What excitement! This was my first time crossing a real valley, scratching for lift on a completely unfamiliar mountain, and really landing out. Despite landing out, I felt that I was still within my plan of flying conservatively- even though I left the main LZ, I had a safe landing within glide the whole time. I built my confidence in flying the main ridge at Dunlap, and gave myself enough altitude to make it across the valley and arrive at the Granny’s in a safe spot to search for another climb. I was psyched.

The next day, I decided to go exploring. I hadn’t made it north east enough to get to the other side of Delilah, so after launching I worked my way over there.
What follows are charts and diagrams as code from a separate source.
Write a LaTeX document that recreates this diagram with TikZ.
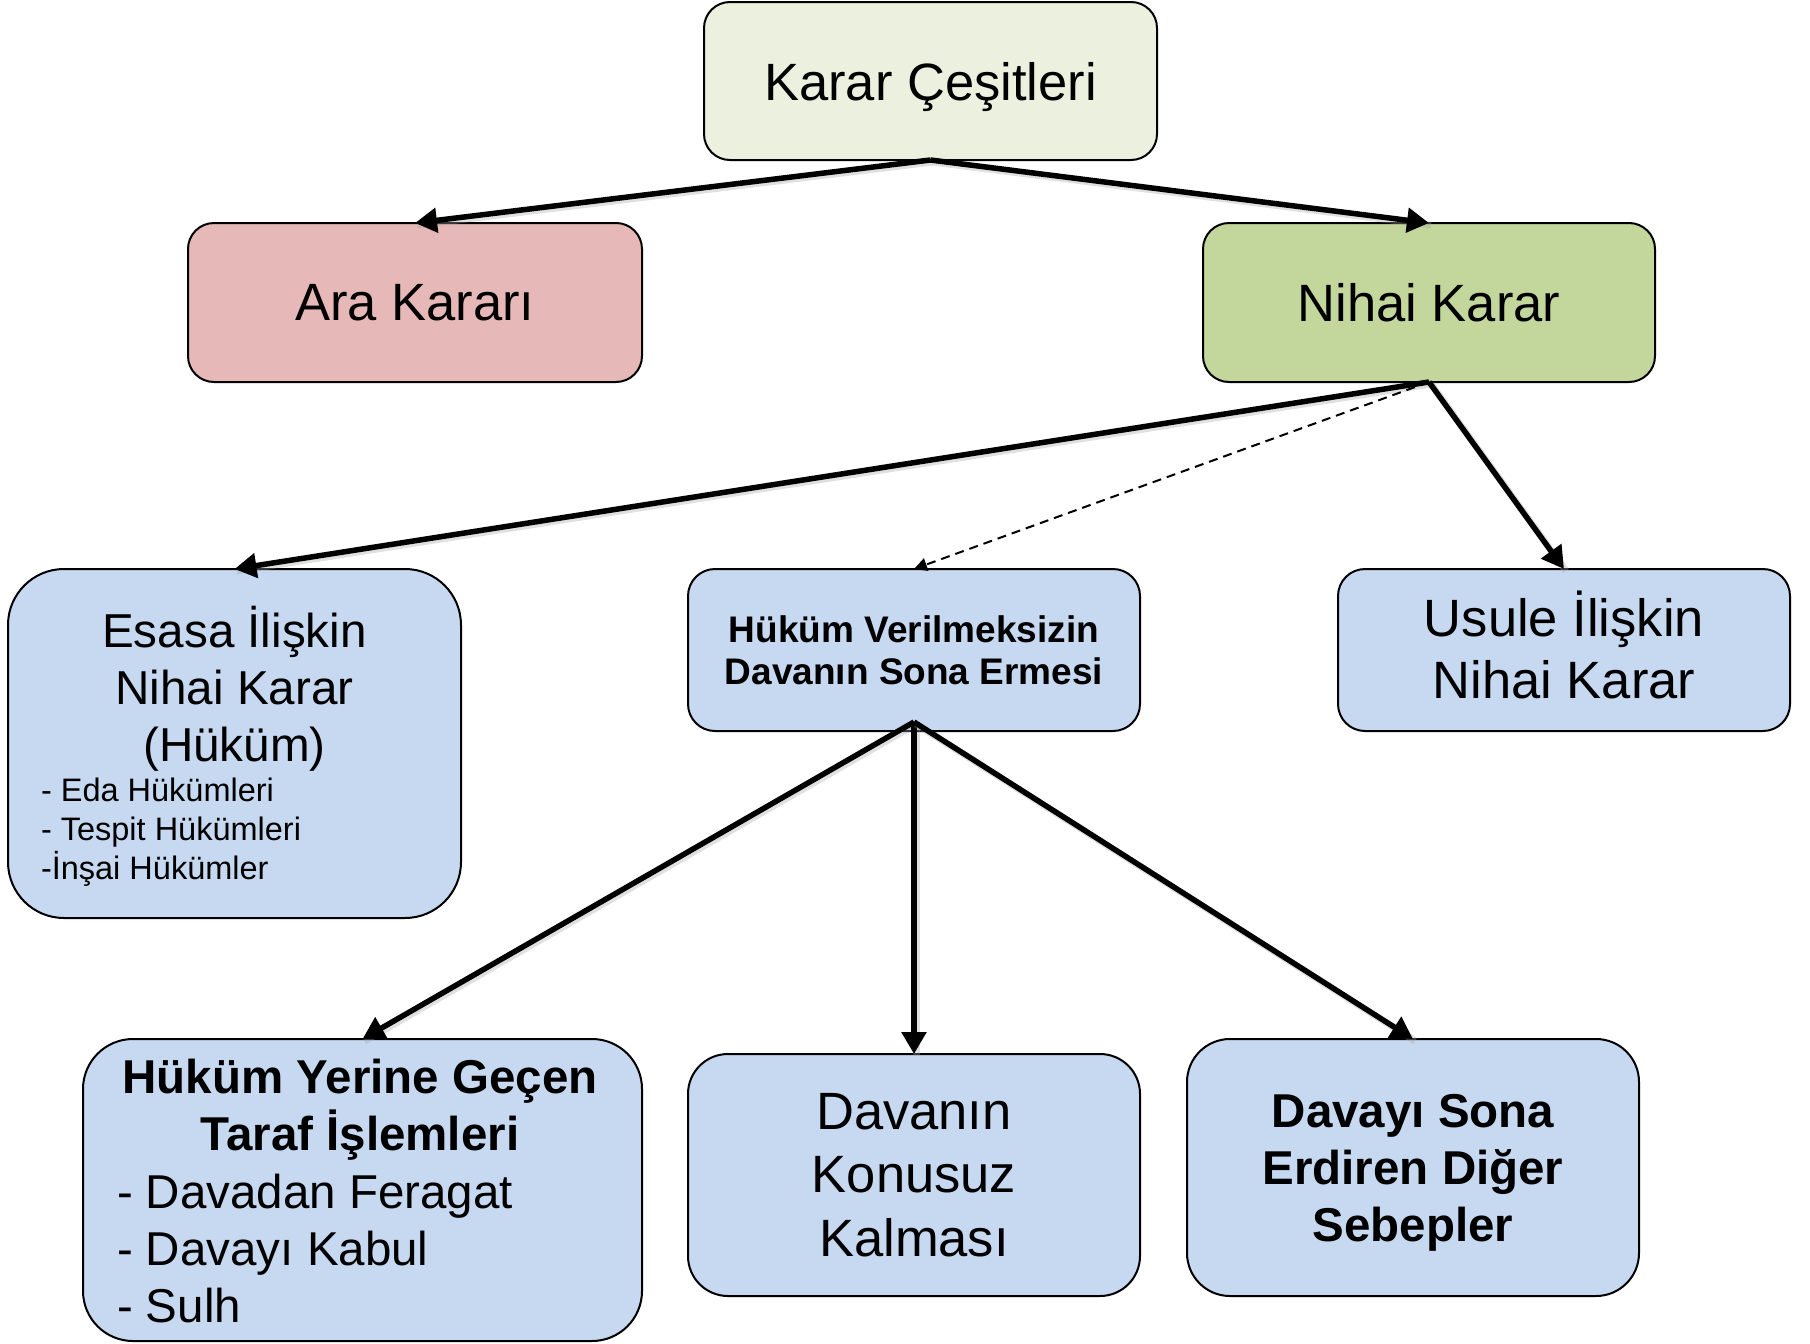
\documentclass[tikz,border=0pt]{standalone}
\usepackage{fontspec}
\setmainfont{Liberation Sans}
\usetikzlibrary{arrows.meta}
\definecolor{cream}{RGB}{235,241,222}
\definecolor{pinkbox}{RGB}{230,185,184}
\definecolor{greenbox}{RGB}{195,214,155}
\definecolor{bluebox}{RGB}{198,217,241}
\tikzset{
  box/.style={draw=black, line width=2pt, inner sep=0pt, outer sep=0pt, align=center},
  big/.style={font=\fontsize{52.5}{63.5}\selectfont},
  mid/.style={font=\fontsize{47.5}{57}\selectfont},
  midb/.style={font=\fontsize{47.5}{57}\selectfont\bfseries},
  conn/.style={line width=5.5pt, -{Triangle[length=22pt,width=24pt]},
    preaction={draw=black!35, opacity=0.35, line width=7pt, transform canvas={shift={(2pt,-2pt)}}, -{}}},
  dashconn/.style={line width=2pt, dash pattern=on 9pt off 6pt, -{Triangle[length=13pt,width=13pt]}},
  txt/.style={inner sep=0pt, outer sep=0pt}
}
\begin{document}
\begin{tikzpicture}[x=1pt,y=-1pt]
\useasboundingbox (0,0) rectangle (1810,1344);
% boxes
\node[box, big, fill=cream, rounded corners=26pt, minimum width=453pt, minimum height=158pt, text depth=0pt] (karar) at (930.5,81) {Karar Çeşitleri};
\node[box, big, fill=pinkbox, rounded corners=26pt, minimum width=454pt, minimum height=159pt] (ara) at (415,302.5) {Ara Kararı};
\node[box, big, fill=greenbox, rounded corners=26pt, minimum width=452pt, minimum height=159pt] (nihai) at (1429,302.5) {Nihai Karar};
\node[box, fill=bluebox, rounded corners=56pt, minimum width=453pt, minimum height=349pt] (esasa) at (234.5,743.5) {};
\node[box, fill=bluebox, rounded corners=27pt, minimum width=452pt, minimum height=162pt,
  font=\fontsize{37}{41.6}\selectfont\bfseries] (hukum) at (914,650) {Hüküm Verilmeksizin\\Davanın Sona Ermesi};
\node[box, fill=bluebox, rounded corners=27pt, minimum width=452pt, minimum height=162pt] (usule) at (1564,650) {};
\node[box, fill=bluebox, rounded corners=50pt, minimum width=559pt, minimum height=302pt] (yerine) at (362.5,1190) {};
\node[box, big, fill=bluebox, rounded corners=40pt, minimum width=452pt, minimum height=242pt] (davanin) at (914,1175) {Davanın\\Konusuz\\Kalması};
\node[box, midb, fill=bluebox, rounded corners=43pt, minimum width=452pt, minimum height=257pt, text depth=0pt] (davayi) at (1413,1167.5) {Davayı Sona\\Erdiren Diğer\\Sebepler};
% texts inside boxes
\node[txt, align=center, font=\fontsize{52.5}{62.5}\selectfont] (usuletext) at (1564,645) {Usule İlişkin\\Nihai Karar};
\node[txt, align=center, font=\fontsize{47.6}{57}\selectfont] (esasatitle) at (234.5,689) {Esasa İlişkin\\Nihai Karar\\(Hüküm)};
\node[txt, align=left, anchor=west, font=\fontsize{32.5}{38.9}\selectfont] (esasalist) at (41,832.5) {- Eda Hükümleri\\- Tespit Hükümleri\\-İnşai Hükümler};
\node[txt, align=center, midb] (yerinetitle) at (360,1109.5) {Hüküm Yerine Geçen\\Taraf İşlemleri};
\node[txt, align=left, anchor=west, mid] (yerinelist) at (117,1249) {- Davadan Feragat\\- Davayı Kabul\\- Sulh};
% connectors
\draw[conn] (karar.south) -- (ara.north);
\draw[conn] (karar.south) -- (nihai.north);
\draw[conn] (nihai.south) -- (esasa.north);
\draw[dashconn] (nihai.south) -- (hukum.north);
\draw[conn] (nihai.south) -- (usule.north);
\coordinate (hb) at ([yshift=9pt]hukum.south);
\draw[conn] (hb) -- (yerine.north);
\draw[conn] (hb) -- (davanin.north);
\draw[conn] (hb) -- (davayi.north);
\end{tikzpicture}
\end{document}
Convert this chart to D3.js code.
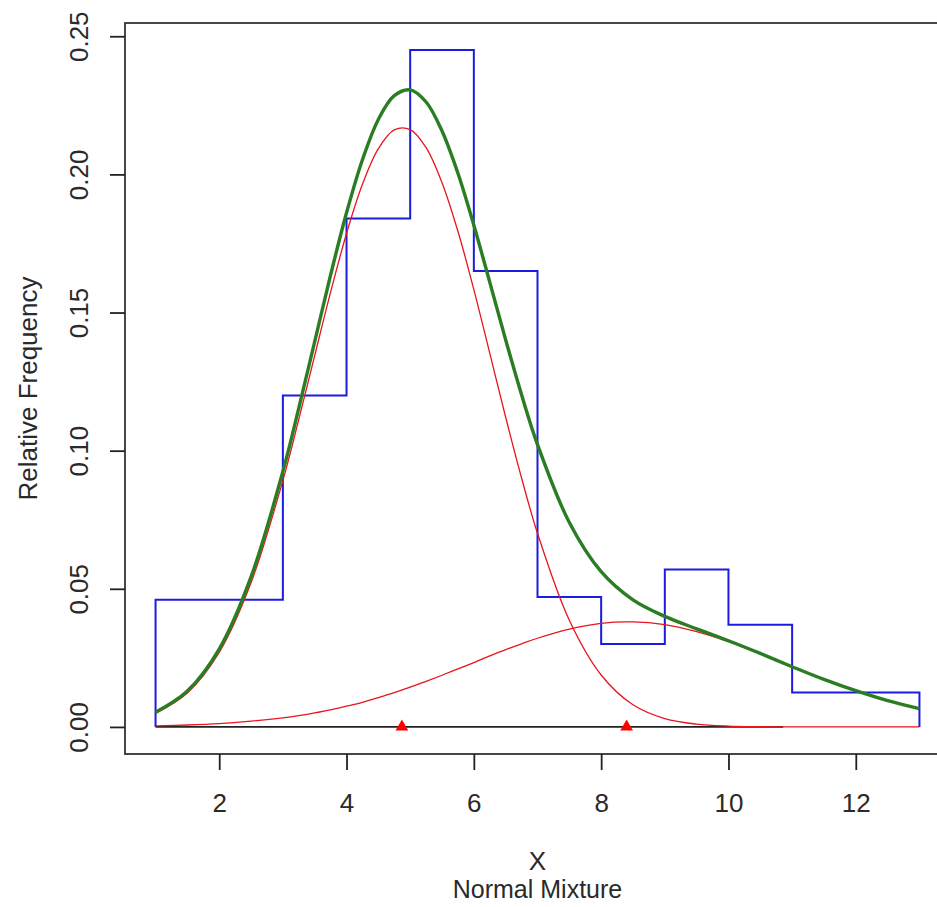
<!DOCTYPE html>
<html>
<head>
<meta charset="utf-8">
<script src="https://cdn.jsdelivr.net/npm/d3@7/dist/d3.min.js"></script>
<style>
  html, body { margin: 0; padding: 0; background: #fff; }
  svg { display: block; }
  text { font-family: "Liberation Sans", Arial, sans-serif; fill: #2a2a2a; }
</style>
</head>
<body>
<svg id="chart" width="937" height="907"></svg>
<script>
// ---- data ----
const binEdges = [1, 3, 4, 5, 6, 7, 8, 9, 10, 11, 13];
const binHeights = [0.046, 0.120, 0.184, 0.245, 0.165, 0.047, 0.030, 0.057, 0.037, 0.0125];

const curveX = [1, 1.5, 2, 2.5, 3, 3.25, 3.5, 3.75, 4, 4.25, 4.5, 4.75, 5, 5.25, 5.5, 5.75, 6, 6.25, 6.5, 6.75, 7, 7.5, 8, 8.5, 9, 9.5, 10, 10.5, 11, 11.5, 12, 12.5, 13];
const component1 = [0.0049, 0.0123, 0.0270, 0.0522, 0.0892, 0.1113, 0.1344, 0.1574, 0.1786, 0.1964, 0.2093, 0.2161, 0.2162, 0.2097, 0.1970, 0.1794, 0.1583, 0.1353, 0.1121, 0.0901, 0.0701, 0.0386, 0.0188, 0.0080, 0.0030, 0.0010, 0.0003, 0.0001, 0, 0, 0, 0, 0];
const component2 = [0.0004, 0.0007, 0.0012, 0.0021, 0.0033, 0.0041, 0.0051, 0.0062, 0.0075, 0.0089, 0.0106, 0.0124, 0.0144, 0.0165, 0.0187, 0.0210, 0.0233, 0.0257, 0.0280, 0.0301, 0.0321, 0.0354, 0.0375, 0.0380, 0.0370, 0.0345, 0.0309, 0.0265, 0.0218, 0.0172, 0.0131, 0.0095, 0.0066];
const mixture    = [0.0053, 0.0130, 0.0282, 0.0543, 0.0925, 0.1154, 0.1395, 0.1636, 0.1861, 0.2053, 0.2199, 0.2285, 0.2306, 0.2262, 0.2157, 0.2004, 0.1816, 0.1610, 0.1401, 0.1202, 0.1022, 0.0740, 0.0562, 0.0460, 0.0400, 0.0355, 0.0312, 0.0266, 0.0218, 0.0172, 0.0131, 0.0095, 0.0066];

const componentMeans = [4.87, 8.40];
const baselineSpan = [1, 10.86];

const xTicks = [2, 4, 6, 8, 10, 12];
const yTicks = [0, 0.05, 0.10, 0.15, 0.20, 0.25];
const xLabel = "X";
const subLabel = "Normal Mixture";
const yLabel = "Relative Frequency";

// ---- layout ----
const plot = { left: 125, right: 950, top: 23, bottom: 754 };
const svg = d3.select("#chart");

const x = d3.scaleLinear().domain([0.52, 13.48]).range([plot.left, plot.right]);
const y = d3.scaleLinear().domain([-0.0098, 0.2548]).range([plot.bottom, plot.top]);

// histogram outline (step)
const stepPts = [[binEdges[0], 0]];
binHeights.forEach((h, i) => {
  stepPts.push([binEdges[i], h]);
  stepPts.push([binEdges[i + 1], h]);
});
stepPts.push([binEdges[binEdges.length - 1], 0]);

const lineXY = d3.line().x(d => x(d[0])).y(d => y(d[1]));
svg.append("path")
  .attr("d", lineXY(stepPts))
  .attr("fill", "none")
  .attr("stroke", "#1c1ce0")
  .attr("stroke-width", 2);

// baseline segment
svg.append("path")
  .attr("d", lineXY([[baselineSpan[0], 0], [baselineSpan[1], 0]]))
  .attr("fill", "none")
  .attr("stroke", "#222")
  .attr("stroke-width", 1.8);

const smooth = d3.line()
  .x((d, i) => x(curveX[i]))
  .y(d => y(d))
  .curve(d3.curveCatmullRom.alpha(0.5));

// components
[component1, component2].forEach(c => {
  svg.append("path")
    .attr("d", smooth(c))
    .attr("fill", "none")
    .attr("stroke", "#e8141e")
    .attr("stroke-width", 1.3);
});

// mixture
svg.append("path")
  .attr("d", smooth(mixture))
  .attr("fill", "none")
  .attr("stroke", "#2b7d24")
  .attr("stroke-width", 3.4);

// mean markers
svg.selectAll(".mean")
  .data(componentMeans)
  .enter().append("path")
  .attr("class", "mean")
  .attr("d", d3.symbol(d3.symbolTriangle).size(70))
  .attr("transform", d => `translate(${x(d)},${y(0)})`)
  .attr("fill", "#ff0000");

// box (left, top, bottom; right side lies beyond the page)
svg.append("rect")
  .attr("x", plot.left)
  .attr("y", plot.top)
  .attr("width", plot.right - plot.left)
  .attr("height", plot.bottom - plot.top)
  .attr("fill", "none")
  .attr("stroke", "#333")
  .attr("stroke-width", 1.8);

// x axis
const xAxis = d3.axisBottom(x).tickValues(xTicks).tickSize(16).tickFormat(d3.format("d"));
const gx = svg.append("g").attr("transform", `translate(0,${plot.bottom})`).call(xAxis);
gx.select(".domain").remove();
gx.selectAll("line").attr("stroke", "#222").attr("stroke-width", 1.8);
gx.selectAll("text")
  .attr("font-size", 26)
  .attr("font-family", "Liberation Sans, Arial, sans-serif")
  .attr("fill", "#2a2a2a")
  .attr("dy", "0.71em")
  .attr("y", 40);

// y axis
const yAxis = d3.axisLeft(y).tickValues(yTicks).tickSize(15).tickFormat(d3.format(".2f"));
const gy = svg.append("g").attr("transform", `translate(${plot.left},0)`).call(yAxis);
gy.select(".domain").remove();
gy.selectAll("line").attr("stroke", "#222").attr("stroke-width", 1.8);
gy.selectAll("text")
  .attr("font-size", 26)
  .attr("font-family", "Liberation Sans, Arial, sans-serif")
  .attr("fill", "#2a2a2a")
  .attr("x", null).attr("dy", null)
  .attr("text-anchor", "middle")
  .attr("transform", "translate(-37,0) rotate(-90)");

// labels
const cx = (plot.left + plot.right) / 2;
svg.append("text").attr("x", cx).attr("y", 870).attr("text-anchor", "middle")
  .attr("font-size", 26).text(xLabel);
svg.append("text").attr("x", cx).attr("y", 898).attr("text-anchor", "middle")
  .attr("font-size", 25).text(subLabel);
svg.append("text")
  .attr("transform", `translate(37,${(plot.top + plot.bottom) / 2}) rotate(-90)`)
  .attr("text-anchor", "middle")
  .attr("font-size", 26).text(yLabel);
</script>
</body>
</html>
Julie went first, and was there and back by the time I made it halfway over. Arpan followed me, and I was able to point him in the direction of some good climbs along the way. I made it to the northeast side of Delilah, and climbed up to 1900m. I drifted around a bit at the top of the climb waiting for him. From all the way up there, I could see the Sierra stretching as far as I could see from the southeast to the northeast. The granite spires of the peaks scraped the bottom of the infinite blue of the sky. It was just magical to be seeing them from this perspective; hanging from a couple yards of ripstop nylon that I had somehow maneuvered thousands of feet off of the valley floor.

I tried to convince Arpan to fly to Bald mountain with me, but he wasn’t feeling it, so we flew to Granny’s. I got on bar, flew over, arrived with plenty of altitude and tagged the peak. I did a wide sweeping circle to the southeast searching for lift but didn’t find anything, so I just headed for Last Chance and the LZ. Arpan found a climb and closed out his triangle by making it back to launch. I hit a ton of sink along the way and couldn’t sniff out a climb, so I headed to the LZ and landed.

After Arpan, Jean and I all landed, we packed everything up and started the long drive back to the bay. We stopped for burritos at a fantastic taqueria in Fresno (I was famished), and listened to the Cloudbase Mayhem podcast on the way back. Gavin McClurg asks for a dollar an episode donation, and I think I owe him at least $500 at this point.